Depuis "Les Rivières pourpres", sorti en 2000, Mathieu Kassovitz et Vincent Cassel n’ont plus collaboré ensemble. Le tournage du thriller avec Jean Reno a marqué le début de la scission entre le réalisateur et le comédien révélés par "La Haine", en raison de leurs méthodes de travail opposées.
Les Rivières pourpres : un thriller nébuleux mais extrêmement efficace
Quatrième long-métrage de Mathieu Kassovitz, Les Rivières pourpres est l’adaptation éponyme du roman de Jean-Christophe Grangé. Polar ambitieux bénéficiant d’une esthétique sordide, le film débute sur deux enquêtes différentes. La première est menée par le commissaire Pierre Niémans (Jean Reno), véritable institution de la police appelée en renfort à Guernon, sur un campus universitaire des Alpes, où un meurtre avec mutilation a été commis.
La seconde est prise en charge à plus de 200 km par le lieutenant Max Kerkérian (Vincent Cassel), ancien malfrat ayant opté pour une reconversion dans les forces de l’ordre. Lorsque la tombe d’une fillette de dix ans décédée brutalement en 1982 est profanée, Kerkérian découvre que la plupart des documents relatifs à son identité ont été volés. Son investigation le conduit rapidement jusqu’à Guernon, où il découvre avec Niémans que les deux affaires sont liées.

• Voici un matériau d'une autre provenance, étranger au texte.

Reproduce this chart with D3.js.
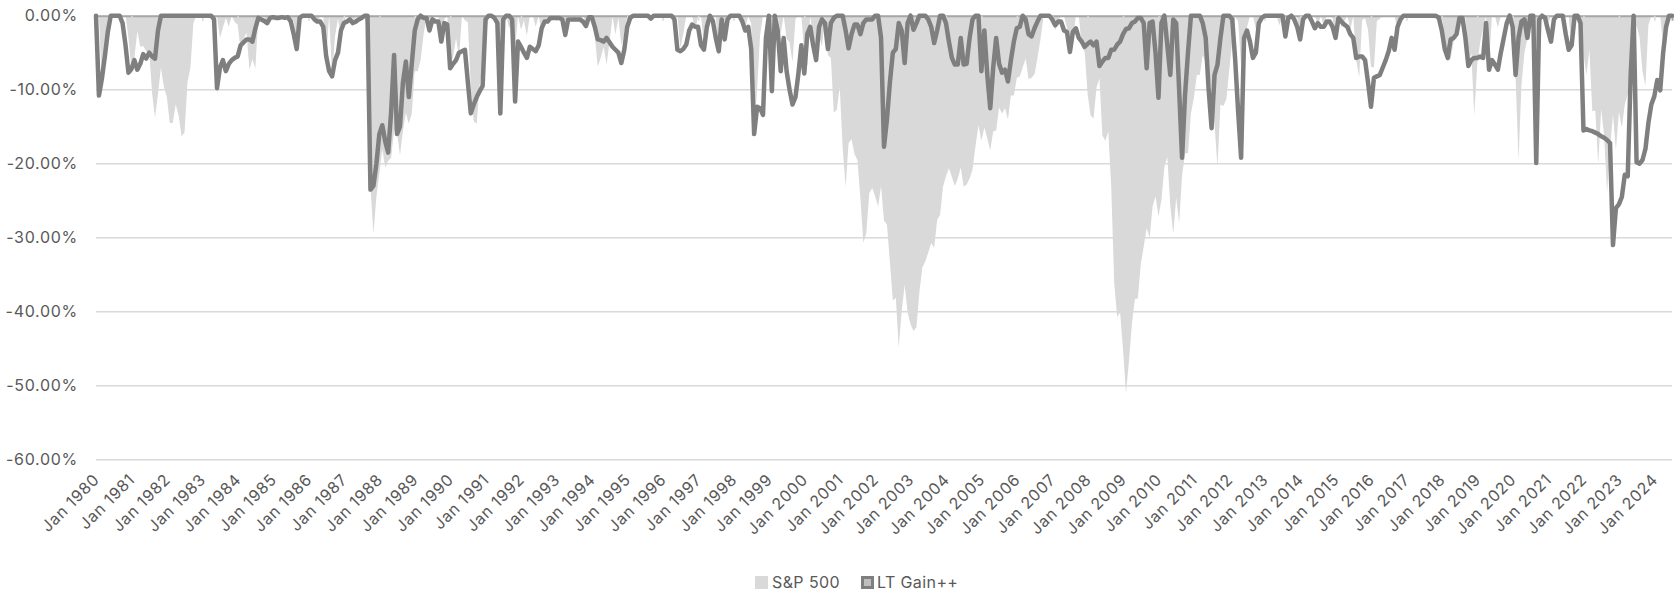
<!DOCTYPE html>
<html><head><meta charset="utf-8">
<script src="https://cdn.jsdelivr.net/npm/d3@7/dist/d3.min.js"></script>
<style>
html,body{margin:0;padding:0;background:#fff;}
svg{display:block;font-family:Inter,"Noto Sans",sans-serif;}
</style></head><body>
<svg id="chart" width="1674" height="595"></svg>
<script>
const seriesNames = ["S&P 500", "LT Gain++"];
const yTickValues = [0, -10, -20, -30, -40, -50, -60];
const xTickLabels = ["Jan 1980","Jan 1981","Jan 1982","Jan 1983","Jan 1984","Jan 1985","Jan 1986","Jan 1987","Jan 1988","Jan 1989","Jan 1990","Jan 1991","Jan 1992","Jan 1993","Jan 1994","Jan 1995","Jan 1996","Jan 1997","Jan 1998","Jan 1999","Jan 2000","Jan 2001","Jan 2002","Jan 2003","Jan 2004","Jan 2005","Jan 2006","Jan 2007","Jan 2008","Jan 2009","Jan 2010","Jan 2011","Jan 2012","Jan 2013","Jan 2014","Jan 2015","Jan 2016","Jan 2017","Jan 2018","Jan 2019","Jan 2020","Jan 2021","Jan 2022","Jan 2023","Jan 2024"];

// monthly drawdown, % (Jan 1980 ...)
const sp500 = [
0,0,-9.8,-6.2,-1.8,0,0,0,0,0,0,-3.0,
-7.2,-5.7,-2.1,-4.2,-4.1,-4.8,-4.8,-10.4,-13.8,-10.6,-7.0,-9.6,
-11.0,-14.5,-14.5,-12.0,-13.5,-16.3,-15.8,-9.0,-7.0,-1.0,0,0,
0,0,0,0,-0.9,0,-3.0,-1.6,-0.3,-1.5,0,-0.9,
-1.2,-4.7,-3.1,-2.3,-7.3,-5.9,-7.1,0,0,0,-1.1,0,
0,0,-0.1,-0.5,0,0,-0.2,-0.8,-3.9,0,0,0,
0,0,0,-1.1,0,0,-5.6,0,-8.0,-2.7,-0.4,-3.0,
0,0,0,-0.8,-0.2,0,0,0,-2.2,-23.0,-29.5,-24.5,
-21.3,-18.0,-20.5,-19.6,-19.2,-15.5,-15.8,-18.9,-15.5,-13.1,-14.6,-13.2,
-7.5,-7.5,-6.0,-2.5,0,-0.5,0,0,0,-2.3,-0.5,0,
-6.7,-5.5,-3.0,-5.6,0,-0.6,-0.9,-9.8,-14.3,-14.6,-9.4,-6.9,
-2.8,0,0,0,0,-4.5,-0.3,0,-1.7,-0.4,-4.4,0,
-1.9,-0.6,-2.7,0,0,-1.5,0,-2.1,-1.0,-0.7,0,0,
0,0,0,-2.4,0,0,-0.5,0,-0.8,0,-1.1,0,
0,-2.7,-6.9,-5.7,-4.2,-6.6,-3.6,-0.1,-2.5,-0.3,-4.0,-2.6,
0,0,0,0,0,0,0,0,0,0,0,0,
0,0,0,0,0,0,-4.4,-2.4,0,0,0,-2.0,
0,0,-4.1,0,0,0,0,-5.6,-0.4,-3.8,0,0,
0,0,0,0,-1.7,0,-1.1,-15.4,-10.0,-2.7,0,0,
0,-3.1,0,0,-2.4,0,-3.1,-3.6,-6.3,-0.4,0,0,
-5.0,-6.8,0,-3.0,-5.0,-2.7,-4.2,0,-5.3,-5.7,-13.1,-12.7,
-9.6,-17.9,-23.1,-17.2,-16.7,-18.7,-19.5,-24.6,-30.7,-29.4,-24.0,-23.3,
-24.4,-25.8,-23.0,-27.7,-28.2,-33.3,-38.5,-38.1,-44.8,-39.9,-36.4,-40.1,
-41.7,-42.6,-42.1,-37.3,-34.0,-33.2,-32.0,-30.7,-31.4,-27.6,-26.9,-23.1,
-21.7,-20.6,-21.8,-23.0,-22.0,-20.5,-23.1,-22.8,-22.0,-20.8,-17.6,-14.8,
-16.9,-15.1,-16.6,-18.2,-15.6,-15.5,-12.4,-13.2,-12.5,-14.0,-10.8,-10.8,
-8.4,-8.2,-7.0,-5.8,-8.6,-8.4,-7.9,-5.7,-3.2,-0.3,0,0,
0,-2.0,-0.9,0,0,-1.7,-4.7,-3.3,0,0,-4.2,-4.9,
-10.6,-13.5,-13.9,-9.7,-8.5,-16.2,-16.9,-15.6,-23.2,-36.1,-40.7,-40.1,
-45.2,-51.0,-46.7,-41.6,-38.3,-38.2,-33.6,-31.2,-28.7,-30.0,-25.8,-24.4,
-27.1,-24.9,-20.4,-19.1,-25.6,-29.5,-24.6,-28.0,-21.6,-18.6,-18.6,-13.2,
-11.1,-8.0,-8.0,-5.3,-6.4,-7.9,-9.8,-14.7,-20.4,-12.0,-12.2,-11.3,
-7.3,-3.3,-0.1,-0.8,-6.8,-3.0,-1.6,0,0,-1.8,-1.4,-0.5,
0,0,0,0,0,-1.3,0,-2.9,-0.1,0,0,0,
-3.5,0,0,0,0,0,-1.4,0,-1.4,0,0,-0.3,
-3.3,0,-1.6,-0.7,0,-1.9,0,-6.0,-8.4,-0.6,-0.3,-1.9,
-6.9,-7.0,-0.7,-0.4,0,0,0,0,-0.1,-1.9,0,0,
0,0,0,0,0,0,0,0,0,0,0,0,
0,-3.7,-6.2,-5.8,-3.5,-2.9,0,0,0,-6.8,-5.0,-13.5,
-6.6,-3.6,-1.8,0,-6.4,0,0,-1.6,0,0,0,0,
0,-8.4,-19.6,-9.3,-5.0,-3.1,0,0,-3.8,-6.4,0,0,
-1.0,0,0,0,0,0,0,0,-4.7,0,-0.7,0,
-5.2,-8.0,-4.6,-12.9,-12.8,-20.0,-12.6,-16.2,-23.9,-17.8,-13.4,-18.1,
-13.0,-15.1,-12.0,-10.6,-10.3,-4.4,-1.3,-2.9,-7.5,-9.5,-1.3,0,
0,0,0,-4.1,0,0,0
];

const ltGain = [
0,-10.8,-8.5,-5.5,-2.2,0,0,0,0,-1,-4,-7.7,
-7.2,-6.0,-7.3,-6.5,-5.2,-5.8,-5.0,-5.5,-5.8,-2,0,0,
0,0,0,0,0,0,0,0,0,0,0,0,
0,0,0,0,-0.5,-9.8,-7,-6,-7.5,-6.5,-6,-5.7,
-5.5,-4,-3.6,-3.2,-3.2,-3.5,-1.7,-0.3,-0.5,-0.7,-1,-0.3,
-0.2,-0.3,-0.3,-0.2,-0.3,-0.2,-0.8,-2.5,-4.5,-0.3,0,0,
0,0,-0.5,-0.8,-0.8,-1.5,-5.5,-7.5,-8.2,-6,-5,-2,
-1,-0.8,-0.5,-1,-0.8,-0.5,-0.3,0,0,-23.5,-23,-20,
-16,-14.8,-17,-18.5,-13,-5.3,-16,-15,-9,-6.2,-11,-6.5,
-2,-0.5,0,-0.3,-0.3,-2,-0.5,-0.8,-0.8,-3.5,-1,-1.2,
-7.1,-6.5,-6,-5,-4.8,-4.6,-9,-13.2,-12,-11,-10.2,-9.5,
-0.5,0,0,-0.3,-1,-13.2,-0.5,0,0,-0.5,-11.6,-3.5,
-4.2,-5,-5.7,-4.2,-4.5,-4.8,-4,-1.7,-0.8,-0.8,-0.3,-0.3,
-0.3,-0.3,-0.5,-2.6,-0.5,-0.5,-0.5,-0.5,-0.5,-0.8,-1.4,-0.2,
-0.2,-1.5,-3.2,-3.3,-3.5,-3.0,-3.6,-4.2,-4.6,-5,-6.4,-4.6,
-1.5,-0.3,0,0,0,0,0,0,-0.4,0,0,0,
0,0,0,0,-0.5,-4.6,-4.8,-4.5,-3.9,-2,-1.2,-1.5,
-1.5,-4,-4.6,-1.5,0,-0.7,-3,-4.8,-0.5,-3.2,-0.5,0,
0,0,0,-0.8,-2,-1.5,-4.5,-16,-12.3,-12.5,-13.4,-3,
0,-10.2,0,-2,-7.5,-3,-7.5,-10,-12,-11,-7.8,-4,
-7.8,-2.5,-1.5,-4,-6,-1.5,-0.5,-1,-4.5,-1,-0.3,0,
0,0,-2,-4.4,-2.5,-1.2,-1.2,-2.5,-1,-0.5,-0.5,-0.5,
0,0,-3,-17.7,-14,-9,-5,-4.5,-1,-2,-6.4,-1,
0,-1.9,-1,0,0,0,-0.5,-1.5,-3.7,-2,0,0,
-1,-3.5,-5.7,-6.6,-6.6,-3,-6.6,-6.5,-3,-0.5,0,0,
-7.5,-2,-8,-12.5,-7,-3,-6.5,-7.7,-7.3,-8.9,-6,-3.5,
-1.7,-1.5,0,-0.5,-2.5,-2.8,-1.7,-0.8,0,0,0,0,
-0.5,-1.3,-0.8,-0.8,-2,-2.2,-4.9,-2.2,-1.7,-3,-3.5,-4.2,
-3.8,-3.5,-4,-3.5,-6.8,-6.2,-5.7,-5.7,-4.6,-4.6,-3.9,-3.5,
-2.5,-1.8,-1.7,-1,-0.8,-0.3,-0.3,-1,-7.1,-1,-0.8,-5,
-11.1,-1,0,-4,-8,-0.5,-1,-10,-19.2,-10.7,-5,0,
0,0,0,-1,-3,-10,-15.2,-8,-6.6,-3,0,0,
0,-0.5,-6,-13,-19.2,-3,-2,-3.5,-5.7,-5,-1,-0.3,
0,0,0,0,0,0,0,-2.8,-0.3,0,-0.5,-1.5,
-3.2,-0.5,0,0,-0.8,-1.7,-1,-1.5,-1.5,-0.8,-0.8,-1.5,
-3,-0.3,-0.8,-1.2,-1.5,-2.5,-3,-5.7,-5.5,-5.5,-6,-9,
-12.3,-8.4,-8.2,-8,-7,-6,-4.8,-3,-4.6,-1.5,-0.5,0,
0,0,0,0,0,0,0,0,0,0,0,-0.3,
-2,-4.5,-5.7,-3.2,-3,-2.5,-0.3,-0.3,-3,-6.8,-6,-5.7,
-5.7,-5.5,-5.7,-1,-7.3,-6,-6.6,-7.3,-5,-3,-1,0,
-1.5,-8,-3,-0.8,-0.5,-3,0,0,-19.9,-0.5,0,-0.3,
-2,-3.5,-0.5,0,0,0,-2.5,-4.6,-4,0,0,-1,
-15.5,-15.3,-15.5,-15.6,-15.8,-16.0,-16.3,-16.5,-16.8,-17.2,-31.0,-26.0,
-25.5,-24.5,-21.5,-21.7,-8,0,-19.8,-20.0,-19.5,-18.0,-14.5,-12.0,
-10.9,-8.7,-10.1,-5,-1.5,0,0
];

const plot = {left: 96, right: 1672, top: 15.7, bottom: 459.7};
const FONT = "Inter,'Noto Sans',sans-serif";
const svg = d3.select("#chart");
const n = sp500.length;
const idx = d3.range(n);

const x = d3.scaleLinear().domain([0, n - 1]).range([plot.left, plot.right]);
const y = d3.scaleLinear().domain([-60, 0]).range([plot.bottom, plot.top]);

// gridlines
svg.append("g").selectAll("line").data(yTickValues.filter(d => d !== 0)).join("line")
  .attr("x1", plot.left).attr("x2", plot.right)
  .attr("y1", d => y(d)).attr("y2", d => y(d))
  .attr("stroke", "#d9d9d9").attr("stroke-width", 1.5);

// y axis labels
const yAxis = d3.axisLeft(y).tickValues(yTickValues).tickSize(0).tickPadding(0)
  .tickFormat(d => d.toFixed(2) + "%");
const gy = svg.append("g").attr("transform", `translate(${plot.left - 18},0)`).call(yAxis);
gy.select(".domain").remove();
gy.selectAll("text").attr("fill", "#595959").style("font-size", "16px")
  .style("font-family", FONT).style("letter-spacing", "0.7px");

// S&P area
const area = d3.area().x(i => x(i)).y0(y(0)).y1(i => y(sp500[i]));
svg.append("path").datum(idx).attr("d", area).attr("fill", "#d9d9d9");

// category axis at 0 (ticks), drawn over area
const tickIdx = d3.range(0, n, 12);
const xAxisTop = d3.axisBottom(x).tickValues(tickIdx).tickSize(5).tickFormat("");
const gx = svg.append("g").attr("transform", `translate(0,${y(0)})`).call(xAxisTop);
gx.select(".domain").attr("stroke", "#a6a6a6").attr("stroke-width", 2);
gx.selectAll(".tick line").attr("stroke", "#d9d9d9").attr("stroke-width", 1.5);

// LT Gain++ line
const line = d3.line().x(i => x(i)).y(i => y(ltGain[i]));
svg.append("path").datum(idx).attr("d", line).attr("fill", "none")
  .attr("stroke", "#7f7f7f").attr("stroke-width", 4.5)
  .attr("stroke-linejoin", "round").attr("stroke-linecap", "round");

// x labels at bottom
const xAxisBottom = d3.axisBottom(x).tickValues(tickIdx).tickSize(0)
  .tickFormat((d, i) => xTickLabels[i]);
const gxb = svg.append("g").attr("transform", `translate(0,${plot.bottom})`).call(xAxisBottom);
gxb.select(".domain").remove();
gxb.selectAll("text")
  .attr("fill", "#595959").style("font-size", "16px").style("font-family", FONT)
  .style("letter-spacing", "0.7px")
  .attr("text-anchor", "end").attr("dy", null).attr("y", 0)
  .attr("transform", "translate(4,21) rotate(-45)");

// legend
const lg = svg.append("g").attr("transform", "translate(755,576)")
  .style("font-family", FONT).style("letter-spacing", "0.4px");
lg.append("rect").attr("x", 0).attr("y", 0).attr("width", 13).attr("height", 13).attr("fill", "#d9d9d9");
lg.append("text").attr("x", 17).attr("y", 12).text(seriesNames[0])
  .attr("fill", "#595959").style("font-size", "16px");
lg.append("rect").attr("x", 107.5).attr("y", 1.5).attr("width", 10).attr("height", 10)
  .attr("fill", "#bfbfbf").attr("stroke", "#7f7f7f").attr("stroke-width", 3);
lg.append("text").attr("x", 122).attr("y", 12).text(seriesNames[1])
  .attr("fill", "#595959").style("font-size", "16px");
</script>
</body></html>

Malgré son final expédié et incompréhensible, Les Rivières pourpres demeure un thriller extrêmement solide vingt ans après sa sortie. Ambiance noire à souhait, meurtres où le soin apporté aux détails macabres marque les esprits ou encore course-poursuite nocturne et pluvieuse d’une lisibilité totale… Le film est pétri de qualités et reste d’une efficacité redoutable malgré son script sinueux. Mathieu Kassovitz a privilégié ses idées de mise en scène inspirées au détriment de révélations finales relativement faibles.
L’ultime collaboration entre Mathieu Kassovitz et Vincent Cassel
Les Rivières pourpres doit aussi beaucoup à l’alchimie entre Jean Reno et Vincent Cassel. Après Métisse, le choc La Haine et la comédie Le Plaisir et ses petits tracas, ce dernier retrouve Mathieu Kassovitz pour leur quatrième et ultime collaboration sur ce film. La relation entre l'acteur et le cinéaste aurait commencé à se dégrader durant le tournage en haute altitude.
Pour les besoins du projet, Vincent Cassel s’est durement préparé et ne s’est pas ménagé, notamment pour une impressionnante scène d’arts martiaux où il s’en donne à cœur joie contre des skinheads. Maîtrisant ses dialogues sur le bout des doigts, le comédien a par ailleurs dû faire face aux nombreux changements opérés sur le script par le réalisateur. Interrogé par Écran noir lors de la promotion, l’acteur avoue à demi-mot qu’il a quelque peu perdu le fil lorsqu’il est questionné sur les différences entre le livre et le long-métrage :
Je l'ai lu il y a maintenant pas mal de temps, et je dois dire qu'après les nombreuses réécritures du scénario, je ne sais plus trop ce qu'on trouvait dans le livre.
Dans le commentaire audio réalisé pour le DVD aux côtés de Jean Reno et Mathieu Kassovitz, Vincent Cassel ne masque pas son agacement contre ces modifications incessantes du script. En 2007, le cinéaste envisage son fidèle partenaire pour le rôle de Toorop dans Babylon A.D., avant de le confier à Vin Diesel pour accentuer la portée internationale de son film.
Les tensions entre Vincent Cassel et Mathieu Kassovitz atteignent leur point d’orgue un an plus tard, durant le Festival de Cannes. À l’entrée d’une soirée organisée en l’honneur du diptyque Mesrine, ils enterrent leur amitié au cours d’une « engueulade virile », comme l’explique le réalisateur à l’AFP. Depuis, le cinéaste et le comédien n’ont pas travaillé ensemble. Interrogé par Télérama en 2016, Vincent Cassel fait clairement comprendre que des retrouvailles ne sont pas d’actualité, en partie parce qu’il ne se reconnaît plus dans les choix de celui avec qui il a débuté :
Ce que je vois et lis de lui ne m'en donne pas envie. Je ne me reconnais plus du tout dans ce mec. Quand on a cessé de travailler ensemble, il y a longtemps maintenant, cette déception amicale m'a éloigné du cinéma pendant près d'un an : j'ai eu du mal à m'en remettre. (…) Pour rester cinéaste, il faut avoir quelque chose à dire.